Renewable energy (RE) proponents want the government to step on the pedal, but conditions show that speeding up adoption is easier said than done.
For a start, several hurdles, such as costs, viability and the lack of state support, have to be overcome.
There are good reasons to go for renewable energy production, and they are not just for the benefit of the environment.
As Lionel Yap, former head of the secretariat at the Malaysian Photovoltaic Industry Association, pointed out, big businesses now make RE a criterion in their choice of an investment destination.
“Tech giants such as Amazon, Google, Apple and Microsoft are eye-balling Southeast Asia to set up their hyper-scale data centres and, for now, Indonesia seems to be ahead in the race to win them over,” Yap told FMT Business.
These companies are part of the RE100, a global corporate initiative that brings together large businesses that are fully committed to renewable electric energy production.
Proponents have cited several reasons for going the RE way. For a start, the price of coal, currently one of the main feedstocks for electricity generation, has soared to more than US$300 (RM1,337) per tonne. Yap said a swifter adoption of RE would save the government a lot in subsidy.
Industry players admitted that there are challenges with producing RE, hence they need support to overcome them.
For a start, viability is a problem. As Gading Kencana Sdn Bhd founder Muhamad Guntor Tobeng pointed out, solar power generation in Malaysia peaks for only five hours a day – from 11am to 3pm. By 7pm, charging ends. And if it rains, power generation dips by 20%.
Solar energy now accounts for only 1.2% of all the electricity generated in Malaysia, mostly because many operating licences have been revoked and there are delays in the completion of large-scale solar (LSS) plant projects.
Oil palm biomass is another feedstock for electricity generation but a lack of support from both government and industry has mostly left the proposal in the dust.
CMS Waste Management Sdn Bhd managing director Ronnie CW Tan said he had tried and failed over the last two decades to get the local oil palm sector to turn empty fruit bunches (EFB) into biomass for RE.
Another entrepreneur has simply given up.
As Tan pointed out, it is all the more painful given the fact that Malaysia produces more than 25 million tonnes of EFB waste annually.
Cost is another factor. According to Malaysian Palm Oil Board (MPOB) director-general Ahmad Parveez Ghulam Kadir, the use of biomass may not be as cost-effective as envisaged. “There is a high moisture content, so the pre-treatment cost is high,” he told FMT Business.
Coupled with feed-in tariffs and a lack of competitive pricing, it is not so viable.
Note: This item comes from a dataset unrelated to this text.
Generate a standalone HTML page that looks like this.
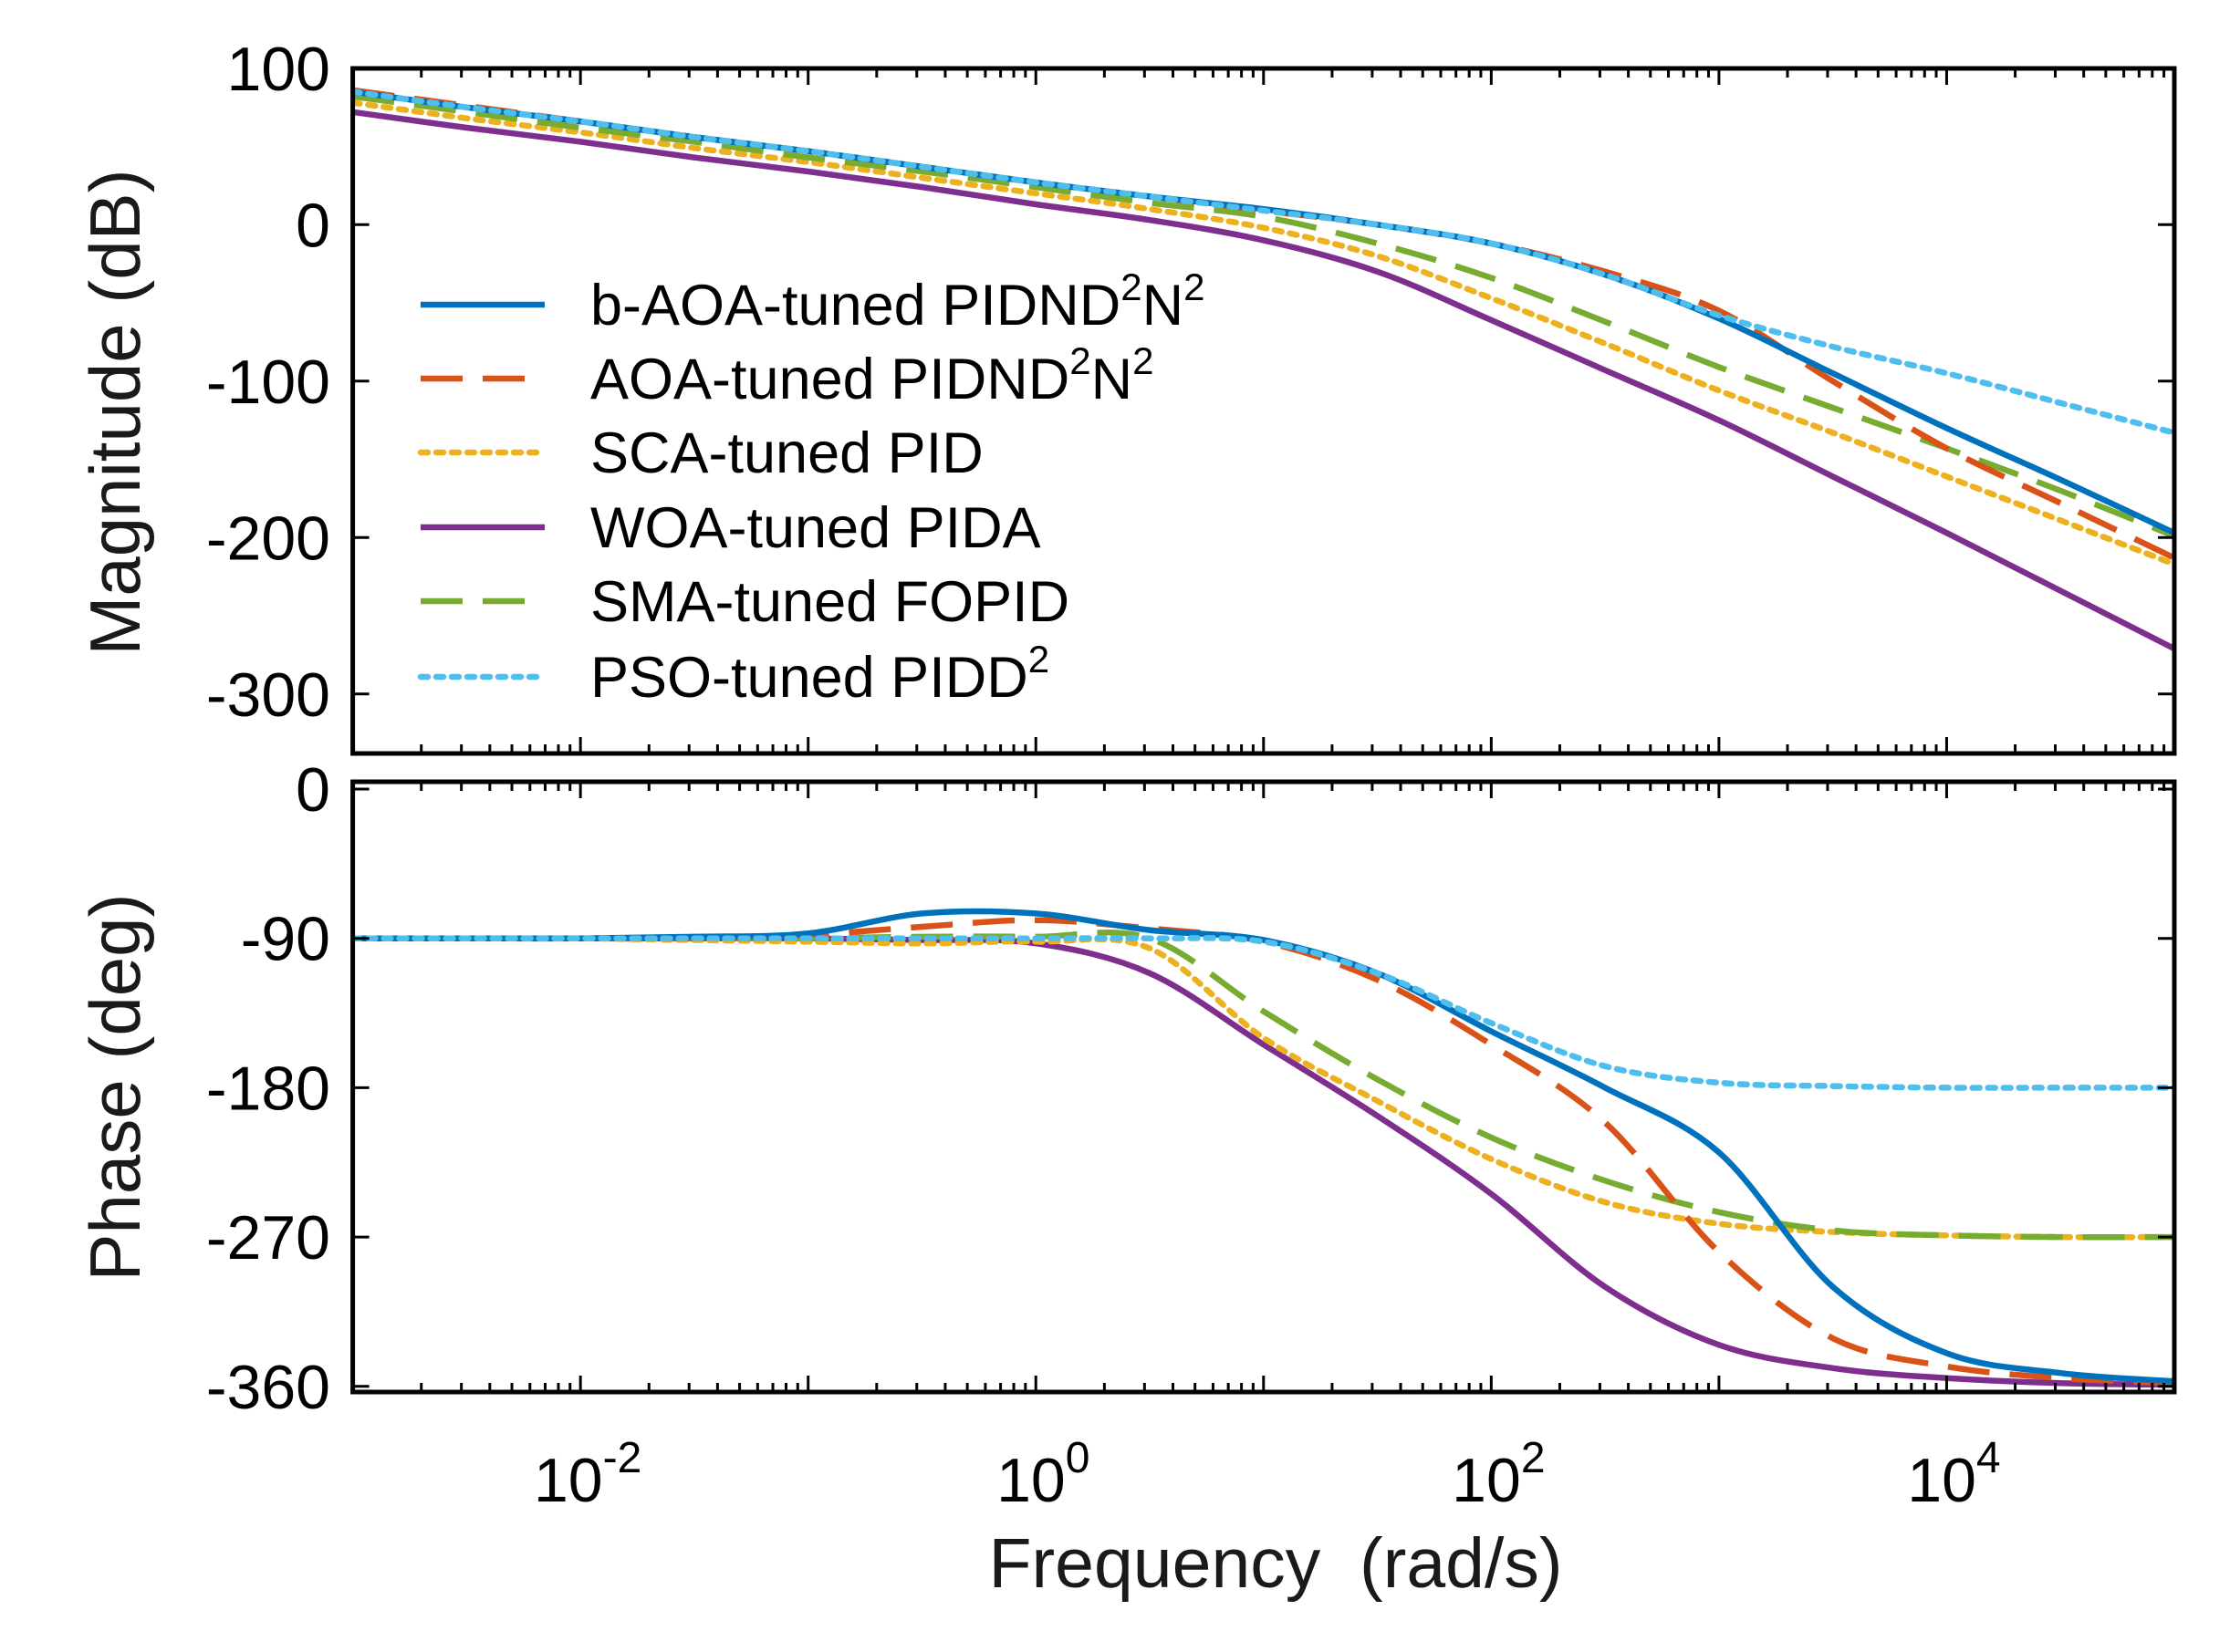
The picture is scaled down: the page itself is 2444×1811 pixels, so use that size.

Nothing illustrates this better than the fact that only one biomass production plant is still operating today.
Another problem is the lack of coordination among government agencies, industry players and RE players, Parveez said.
He said the plantation industries and commodities ministry is looking into centralising the collection of biomasses. However, Tan pointed out that this idea was mooted “a couple of decades ago” but has yet to become a reality.
Given such challenges, it does not look like RE will become the mainstay in energy generation in Malaysia for some time to come, but there is hope.
Recently, Prime Minister Datuk Seri Ismail Sabri Yaakob announced that the government was planning to turn Malaysia into a biomass hub, using material derived from agri-commodity waste.
This, he said, would not only reduce waste but also generate revenue.
This is befitting for a country that is now the world’s second-largest producer of palm oil, and the biggest contributor of biomass.
The concept of using effluents from palm oil mills for electricity generation had been pursued under the economic transformation programme since 2010.
As of 2020, 50 biogas plants were already generating power for the grid. The road to extensive EV use is still long, but a start has been made.